I stepped up on the case with the borrowed blue jacket covering as much of the flannel shirt as possible. It wasn't enough. It wasn't nearly enough. My colleague was at least as tall as I am, but I was a little wider. I seem to recall the sleeves only coming halfway down my arm. I hope my memory exaggerates. But the flannel shirt was still very visible.

I began with an apology, admitting (truthfully) that I'd misdiaried the court date and hadn't dressed for court.

"Yes, I see," said the judge. "But flannel? Really?"

Yesterday I didn't have court. I didn't wear a tie. But I otherwise dressed for work: Dressy dockers, sensible brown shoes, a tweed jacket, a button-down shirt. And that was to work from home.
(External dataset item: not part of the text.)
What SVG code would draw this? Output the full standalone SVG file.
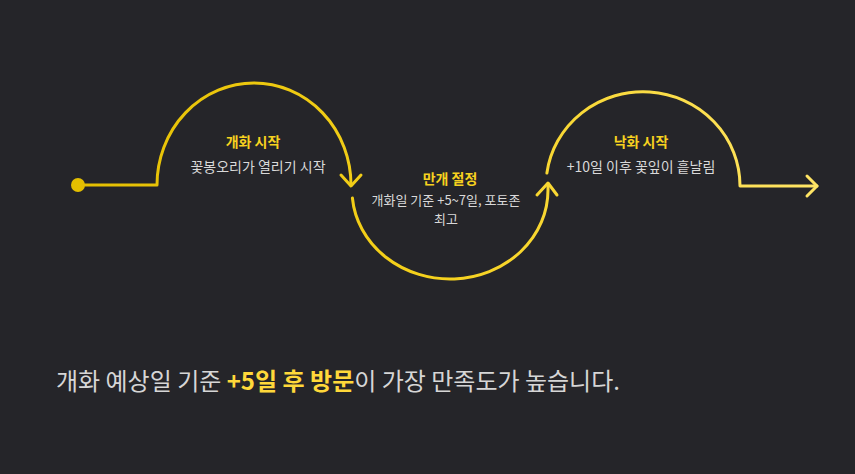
<svg xmlns="http://www.w3.org/2000/svg" width="855" height="474" viewBox="0 0 855 474">
  <defs>
    <linearGradient id="g" gradientUnits="userSpaceOnUse" x1="70" y1="0" x2="820" y2="0">
      <stop offset="0" stop-color="#e4bf00"/>
      <stop offset="0.5" stop-color="#f6d21e"/>
      <stop offset="1" stop-color="#ffe566"/>
    </linearGradient>
    <style>
      .ln { fill: none; stroke: url(#g); stroke-width: 3; stroke-linecap: round; stroke-linejoin: round; }
      .t { font-family: "Noto Sans CJK KR", "Noto Sans", sans-serif; text-anchor: middle; }
      .ttl { font-size: 14px; font-weight: 700; fill: #f7d21f; }
      .sub { font-size: 14px; fill: #d9d9d9; }
      .sub2 { font-size: 13px; fill: #d9d9d9; }
      .foot { font-family: "Noto Sans CJK KR", "Noto Sans", sans-serif; font-size: 24px; fill: #d6d6d6; }
      .hl { fill: #ffd83a; font-weight: 700; }
    </style>
  </defs>
  <rect width="855" height="474" fill="#252529"/>
  <g id="connectors">
    <circle cx="78" cy="185" r="7" fill="#e4bf00"/>
    <path class="ln" d="M78,185 L157,185 A97,102 0 0 1 351,185"/>
    <path class="ln" d="M341,175 L351,186 L361,175"/>
    <path class="ln" d="M352.4,198 A98,89 0 0 0 548,190 L548,184"/>
    <path class="ln" d="M537,195 L548,183 L557,195"/>
    <path class="ln" d="M546.9,173 A97,94 0 0 1 740,186 L817,186"/>
    <path class="ln" d="M807,176 L817,186 L807,196"/>
  </g>
  <g id="node-bloom-start">
    <text class="t ttl" x="253" y="147">개화 시작</text>
    <text class="t sub" x="258" y="172">꽃봉오리가 열리기 시작</text>
  </g>
  <g id="node-full-bloom">
    <text class="t ttl" x="450" y="184">만개 절정</text>
    <text class="t sub2" x="446" y="205">개화일 기준 +5~7일, 포토존</text>
    <text class="t sub2" x="446" y="224">최고</text>
  </g>
  <g id="node-fall-start">
    <text class="t ttl" x="641" y="147">낙화 시작</text>
    <text class="t sub" x="641" y="172">+10일 이후 꽃잎이 흩날림</text>
  </g>
  <g id="footer">
    <text class="foot" x="56" y="390">개화 예상일 기준 <tspan class="hl">+5일 후 방문</tspan>이 가장 만족도가 높습니다.</text>
  </g>
</svg>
I had two projects home with me. I had visions of finishing one before lunch, then running downtown for a CLE presentation that was right in my price range (free), then returning home to do the second project.

I started in diligently on the first project as soon as I dropped my wife off at school. Lunchtime came and went with the first project still undone. It remains undone. How often have I set two tasks for myself -- and finished only half of one?

I will wonder about this later -- but, now, I turn my attention to yesterday's unfinished projects. I think I will begin by loosening my tie.

2 comments:

Jean-Luc Picard said...

People are just too scruffy in my office since the dress code rule was relaxed.

Empress Bee (of the high sea) said...

if it were me i'd leave a shirt and tie at the office for emergencies. but that's just me!